The Macaulayite establishment in India
is especially intolerant: it also knows a few tricks of Stalin. It silences
its opponents using censorship and a system of patronage. But recently,
independent minded American-style Internet magazines have provided a
means to side-step this censorship.
Take Arun Shourie's experience: Although
India's most famous and recognized journalist and author, winner of
the Magasaysay award, he was black-listed by mainstream publishers and
the media as soon he turned his attention to subjects considered taboo
by the establishment. During the last ten years he has been compelled
to self-publish his books and newspapers have banned him. But thanks
to his Internet column he remained hugely popular until he joined the
Vajpayee administration as a minister and stopped writing.
Having been black-listed once, his books
are still not reviewed, and his speeches as a minister are rarely reported
unless his words can be twisted to paint him as a monster. He is like
a non-person of the apartheid South Africa. The favorite abusive label
to pin on the opponent is to call him "communalist" or "fascist",
and Shourie has carried these labels frequently.
As another example consider Mark Tully, the
distinguished British journalist and author, who was for a long time
the bureau chief of BBC in Delhi. Just because one of his books was
perceived as somewhat critical of the Macaulayites, he was called names
and declared a sell-out. His books have also stopped receiving notices.
This is quite unlike the rivalry between
the liberals and the conservatives in the West, where the most partisan
writers concede that their opponents have the right to be heard through
the print and the TV media.
Some have suggested that the current turmoil
in India is just a struggle between the traditional and modern approaches
to governance. Nothing could be further from the truth. The opponents
of the Macaulayites and Marxists do not wish for a religious state.

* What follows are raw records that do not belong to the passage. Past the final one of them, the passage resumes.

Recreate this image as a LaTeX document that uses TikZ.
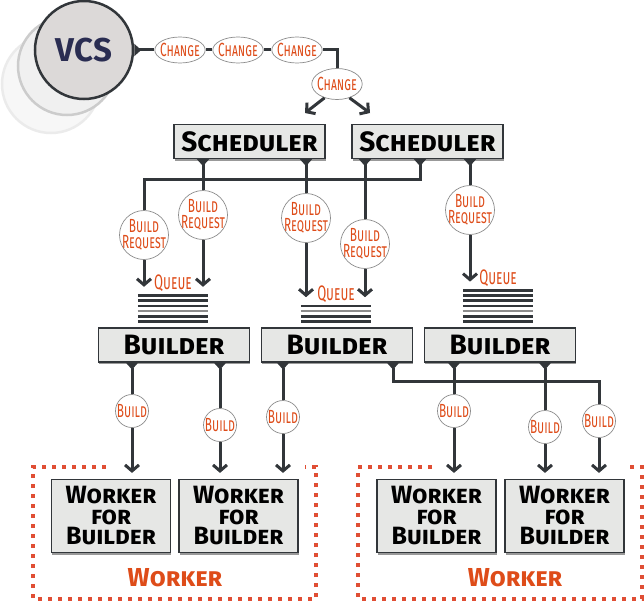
\documentclass[tikz,border=0pt]{standalone}
\usepackage{fontspec}
\setmainfont{Fira Sans}
\newfontfamily\condfont[FakeStretch=0.62]{Fira Sans}
\usepackage{tikz}
\usetikzlibrary{shapes.geometric, arrows.meta, positioning, shadows}
\definecolor{msgorange}{RGB}{222,76,25}
\definecolor{wireblack}{RGB}{50,54,58}
\definecolor{boxgray}{RGB}{230,231,229}
\definecolor{vcsgray}{RGB}{220,217,216}
\definecolor{vcsnavy}{RGB}{42,45,82}
\definecolor{grouporange}{RGB}{224,78,52}

\begin{document}
\begin{tikzpicture}[
    x=1pt, y=-1pt,
    comp/.style={rectangle, draw=wireblack, line width=1.2pt, fill=boxgray,
                 minimum width=151pt, minimum height=34pt, inner sep=0pt,
                 drop shadow={shadow xshift=0.6pt, shadow yshift=-2pt, fill=black!50, opacity=0.8},
                 font=\fontsize{28}{28}\selectfont\bfseries\scshape},
    workerbox/.style={comp, minimum width=119pt, minimum height=73pt, align=center,
                 font=\fontsize{25}{20.5}\selectfont\bfseries\scshape},
    msg/.style={draw=black!45, line width=0.7pt, fill=white, inner sep=0pt, align=center,
                text=msgorange, font=\condfont\fontsize{19}{16.5}\selectfont\scshape},
    change/.style={msg, ellipse, inner xsep=-2pt, inner ysep=1pt, minimum width=47pt, minimum height=26pt},
    request/.style={msg, circle, inner sep=-3pt, minimum size=49pt},
    build/.style={msg, circle, minimum size=33pt},
    queue/.style={rectangle, inner sep=0pt, minimum width=70pt},
    qlabel/.style={inner sep=0pt, text=msgorange, font=\condfont\fontsize{21}{21}\selectfont\scshape},
    ghost/.style={circle, minimum size=98pt, line width=2.5pt},
    wire/.style={draw=wireblack, line width=3pt},
    tail/.style={wire, arrows={Triangle[reversed, length=7pt, width=12pt]-}},
    arrow/.style={wire, -{Straight Barb[length=6pt, width=14pt]}},
    stackline/.style={draw=wireblack, line width=2.6pt},
    group/.style={draw=grouporange, line width=3.5pt, dash pattern=on 4pt off 6pt}
]
    \useasboundingbox (0,0) rectangle (644,602);

    % VCS and its ghosts
    \node[ghost, draw=black!8, fill=black!3] (ghostB) at (51,84) {};
    \node[ghost, draw=black!20, fill=black!6] (ghostA) at (67,66) {};
    \node[ghost, draw=wireblack, fill=vcsgray, text=vcsnavy,
          font=\fontsize{33}{33}\selectfont\bfseries] (vcs) at (84,50) {VCS};

    % Changes
    \node[change] (ch1) at (180,50) {Change};
    \node[change] (ch2) at (238,50) {Change};
    \node[change] (ch3) at (297,50) {Change};
    \node[change, minimum width=50pt, minimum height=31pt] (ch4) at (337,84) {Change};
    \draw[tail] (vcs.east) -- (ch1);
    \draw[wire] (ch1) -- (ch2);
    \draw[wire] (ch2) -- (ch3);
    \draw[wire] (ch3) -| (ch4);
    \coordinate (in1) at (305,113);
    \coordinate (in2) at (370,113);
    \draw[arrow] (ch4.228) -- (in1);
    \draw[arrow] (ch4.312) -- (in2);

    % Schedulers
    \node[comp] (sch1) at (249.5,141.5) {Scheduler};
    \node[comp] (sch2) at (427.5,141.5) {Scheduler};

    % Build requests
    \node[request] (br1) at (144,235) {Build\\Request};
    \node[request] (br2) at (203,215) {Build\\Request};
    \node[request] (br3) at (306,218) {Build\\Request};
    \node[request] (br4) at (365,244) {Build\\Request};
    \node[request] (br5) at (470,210) {Build\\Request};

    % Queues
    \node[queue, minimum height=29pt] (q1) at (173,308) {};
    \node[queue, minimum height=18.6pt] (q2) at (336,313.2) {};
    \node[queue, minimum height=34.2pt] (q3) at (498,305.4) {};
    \foreach \q/\n in {q1/5, q2/3, q3/6} {
        \foreach \i in {0,...,\n}
            \draw[stackline] ([yshift=\i*5.2pt+1.3pt]\q.south west) -- ([yshift=\i*5.2pt+1.3pt]\q.south east);
        \draw[stackline, draw=black!45] ([yshift=11.7pt]\q.south west) -- ([yshift=11.7pt]\q.south east);
    }
    \node[qlabel, above=1pt of q1] (q1lab) {Queue};
    \node[qlabel, above=1pt of q2] (q2lab) {Queue};
    \node[qlabel, above=1pt of q3] (q3lab) {Queue};

    % Scheduler -> request -> queue
    \draw[tail] (sch1.south -| br2) -- (br2);
    \draw[tail] (sch1.south -| br3) -- (br3);
    \draw[tail] (sch2.south -| br4) -- (br4);
    \draw[tail] ([xshift=-7.5pt]sch2.south) -- ++(0,20) -| (br1);
    \draw[tail] (sch2.south -| br5) -- (br5);
    \draw[arrow, shorten >=6.5pt] (br1) -- (br1 |- q1.north);
    \draw[arrow, shorten >=6.5pt] (br2) -- (br2 |- q1.north);
    \draw[arrow, shorten >=6.5pt] (br3) -- (br3 |- q2.north);
    \draw[arrow, shorten >=6.5pt] (br4) -- (br4 |- q2.north);
    \draw[arrow, shorten >=6.5pt] (br5) -- (br5 |- q3.north);

    % Builders
    \node[comp] (bld1) at (174,345) {Builder};
    \node[comp] (bld2) at (337,345) {Builder};
    \node[comp] (bld3) at (500,345) {Builder};

    % Builds
    \node[build] (bd1) at (132,411) {Build};
    \node[build] (bd2) at (220,425) {Build};
    \node[build] (bd3) at (283,417) {Build};
    \node[build] (bd4) at (454,411) {Build};
    \node[build] (bd5) at (545,427) {Build};
    \node[build] (bd6) at (599,421) {Build};

    % Workers for builders
    \node[workerbox] (wk1) at (111,516) {Worker\\for\\Builder};
    \node[workerbox] (wk2) at (238.5,516) {Worker\\for\\Builder};
    \node[workerbox] (wk3) at (436.5,516) {Worker\\for\\Builder};
    \node[workerbox] (wk4) at (564.5,516) {Worker\\for\\Builder};

    % Builder -> build -> worker
    \draw[tail] (bld1.south -| bd1) -- (bd1);
    \draw[tail] (bld1.south -| bd2) -- (bd2);
    \draw[tail] (bld2.south -| bd3) -- (bd3);
    \draw[tail] ([xshift=56pt]bld2.south) -- ++(0,19) -| (bd6);
    \draw[tail] (bld3.south -| bd4) -- (bd4);
    \draw[tail] (bld3.south -| bd5) -- (bd5);
    \draw[arrow, shorten >=6pt] (bd1) -- (bd1 |- wk1.north);
    \draw[arrow, shorten >=6pt] (bd2) -- (bd2 |- wk2.north);
    \draw[arrow, shorten >=6pt] (bd3) -- (bd3 |- wk2.north);
    \draw[arrow, shorten >=6pt] (bd4) -- (bd4 |- wk3.north);
    \draw[arrow, shorten >=6pt] (bd5) -- (bd5 |- wk4.north);
    \draw[arrow, shorten >=6pt] (bd6) -- (bd6 |- wk4.north);

    % Worker groups
    \draw[group] (106,467) -- (33,467) -- (33,599) -- (316,599) -- (316,467) -- (305,467);
    \draw[group] (432,467) -- (358,467) -- (358,599) -- (642,599) -- (642,467) -- (627,467);
    \node[text=msgorange, font=\fontsize{26}{26}\selectfont\bfseries\scshape] (grp1) at (175,578) {Worker};
    \node[text=msgorange, font=\fontsize{26}{26}\selectfont\bfseries\scshape] (grp2) at (515,578) {Worker};
\end{tikzpicture}
\end{document}
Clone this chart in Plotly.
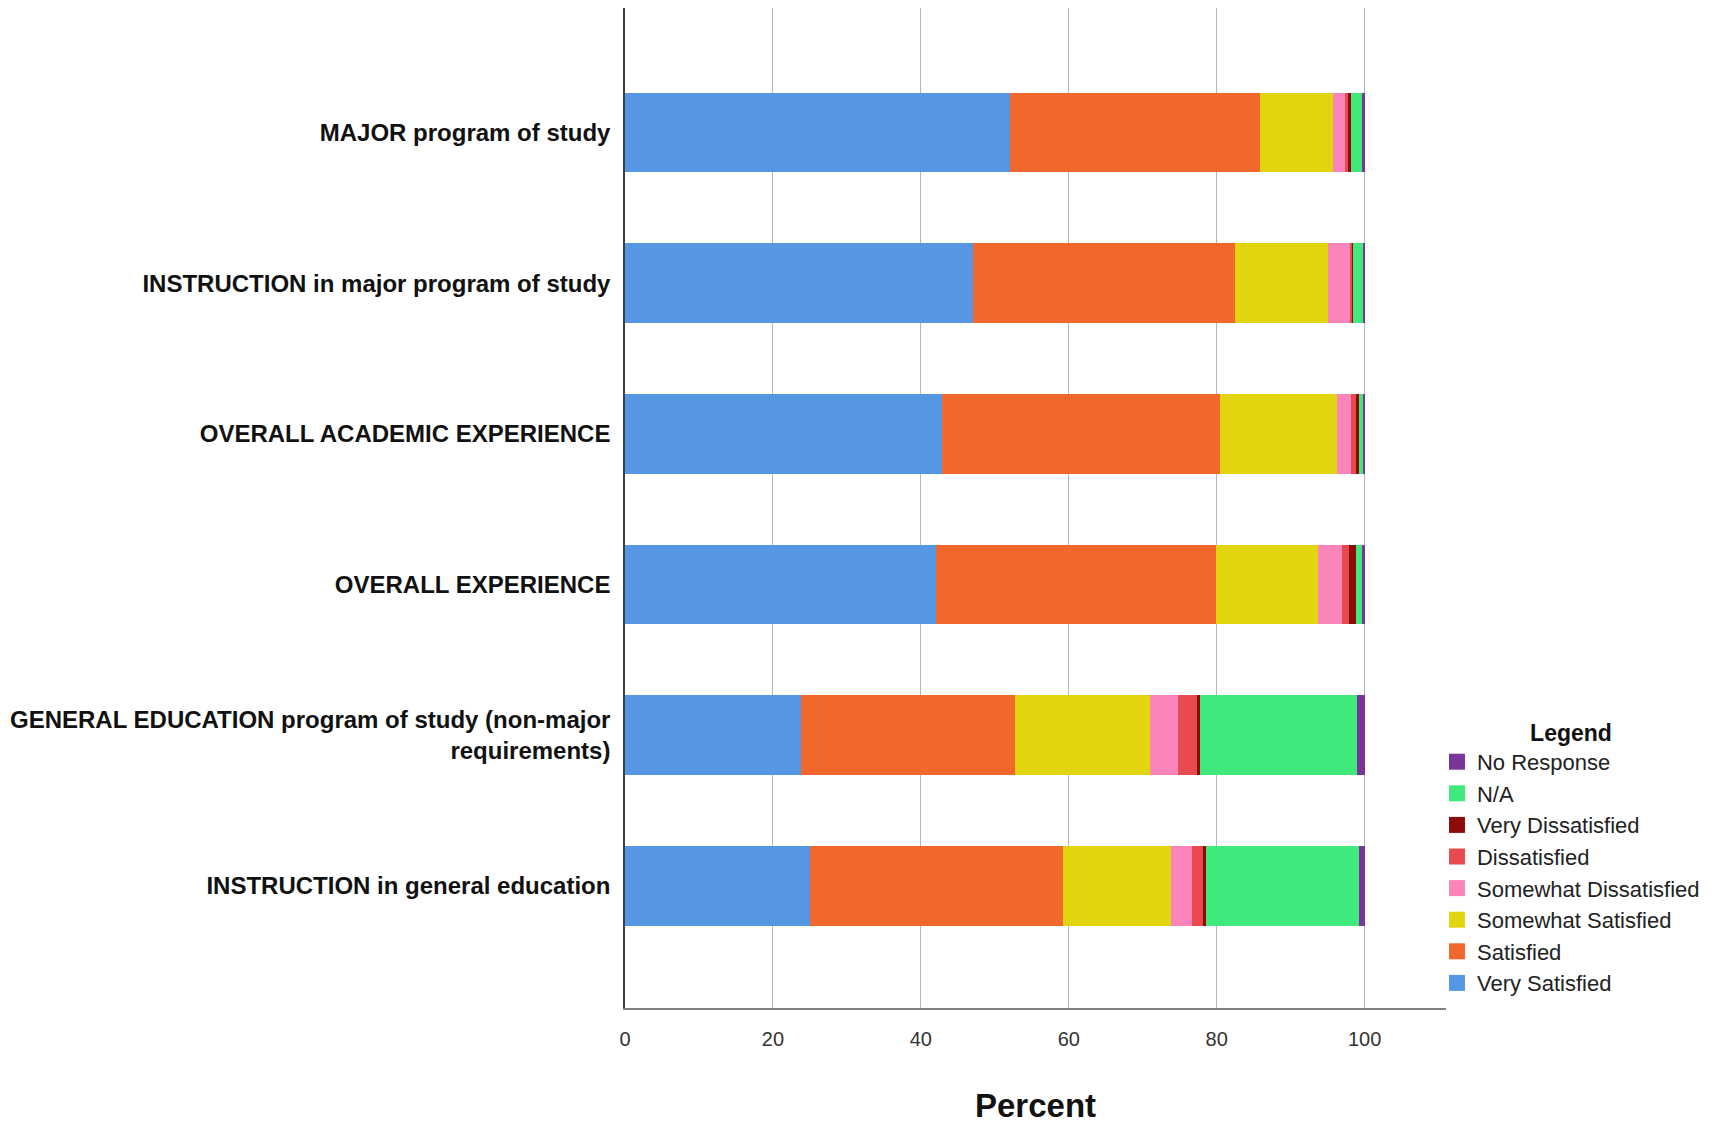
import plotly.graph_objects as go

categories = [
    "MAJOR program of study",
    "INSTRUCTION in major program of study",
    "OVERALL ACADEMIC EXPERIENCE",
    "OVERALL EXPERIENCE",
    "GENERAL EDUCATION program of study (non-major<br>requirements)",
    "INSTRUCTION in general education",
]

very_satisfied = [52.0, 47.1, 42.8, 42.0, 23.8, 25.0]
satisfied = [33.9, 35.4, 37.6, 37.9, 28.9, 34.2]
somewhat_satisfied = [9.8, 12.5, 15.9, 13.8, 18.3, 14.6]
somewhat_dissatisfied = [1.7, 3.1, 1.8, 3.2, 3.7, 2.9]
dissatisfied = [0.3, 0.2, 0.7, 1.0, 2.6, 1.4]
very_dissatisfied = [0.4, 0.1, 0.5, 0.9, 0.5, 0.4]
not_applicable = [1.5, 1.5, 0.5, 0.8, 21.2, 20.8]
no_response = [0.4, 0.1, 0.2, 0.4, 1.0, 0.7]

series = [
    ("Very Satisfied", very_satisfied, "#5597e2"),
    ("Satisfied", satisfied, "#f2672c"),
    ("Somewhat Satisfied", somewhat_satisfied, "#e2d50f"),
    ("Somewhat Dissatisfied", somewhat_dissatisfied, "#fb84bb"),
    ("Dissatisfied", dissatisfied, "#e94a4f"),
    ("Very Dissatisfied", very_dissatisfied, "#8e0b0b"),
    ("N/A", not_applicable, "#40e97c"),
    ("No Response", no_response, "#7a3598"),
]

fig = go.Figure()
for name, vals, color in series:
    fig.add_trace(go.Bar(
        y=categories, x=vals, name=name, orientation="h",
        marker=dict(color=color, line=dict(width=0)),
        width=0.53, legendgroup=name, showlegend=False,
    ))
    # legend entry with a larger square swatch
    fig.add_trace(go.Scatter(
        x=[None], y=[None], mode="markers", name=name, legendgroup=name,
        marker=dict(symbol="square", size=20, color=color),
        showlegend=True, hoverinfo="skip",
    ))

fig.update_layout(
    barmode="stack",
    width=1731, height=1123,
    paper_bgcolor="white", plot_bgcolor="white",
    margin=dict(l=617, r=293, t=0, b=123, autoexpand=False),
    font=dict(family="Liberation Sans, Arial, sans-serif", color="#111"),
    legend=dict(
        title=dict(text="<b>Legend</b>", side="top center",
                   font=dict(family="Liberation Sans, Arial, sans-serif", size=23, color="#111")),
        traceorder="reversed",
        x=0.989, xanchor="left", y=0.297, yanchor="top",
        font=dict(family="Liberation Sans, Arial, sans-serif", size=22, color="#222"),
        itemwidth=30, tracegroupgap=0,
        bgcolor="rgba(0,0,0,0)",
    ),
    xaxis=dict(
        range=[0, 111], tickvals=[0, 20, 40, 60, 80, 100],
        showgrid=True, gridcolor="#b5b5b5", gridwidth=1,
        zeroline=False, showline=True, linecolor="#808080", linewidth=1.5,
        ticks="", tickfont=dict(size=20, color="#333"), ticklabelstandoff=12,
        title=dict(text="<b>Percent</b>", font=dict(size=33, color="#111"), standoff=45),
    ),
    yaxis=dict(
        range=[5.81, -0.826], showgrid=False, zeroline=False,
        showline=True, linecolor="#404040", linewidth=1.5,
        ticks="", ticklabelstandoff=8,
        tickfont=dict(size=24, color="#111", family="Liberation Sans, Arial, sans-serif", weight="bold"),
    ),
)

fig.write_html("out.html")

They want to build a modern society somewhat like that of the United
States: forward-looking but yet connected to its culture.
Reading the reportage of the culture wars
of India by Western journalists in a hurry, one gets the feeling that
the only sane people in India are these Macaulay's children. The reformers
are labeled nationalists, swamis, traditionalists, or worse. These journalists
do not understand the real nature of the struggle.
It is funny. The West proclaimed a certain
imagined view on India, and now its pupils insist this is the real thing,
even though there is evidence to the contrary for everyone to see. Could
there be a better case of the tail wagging the dog?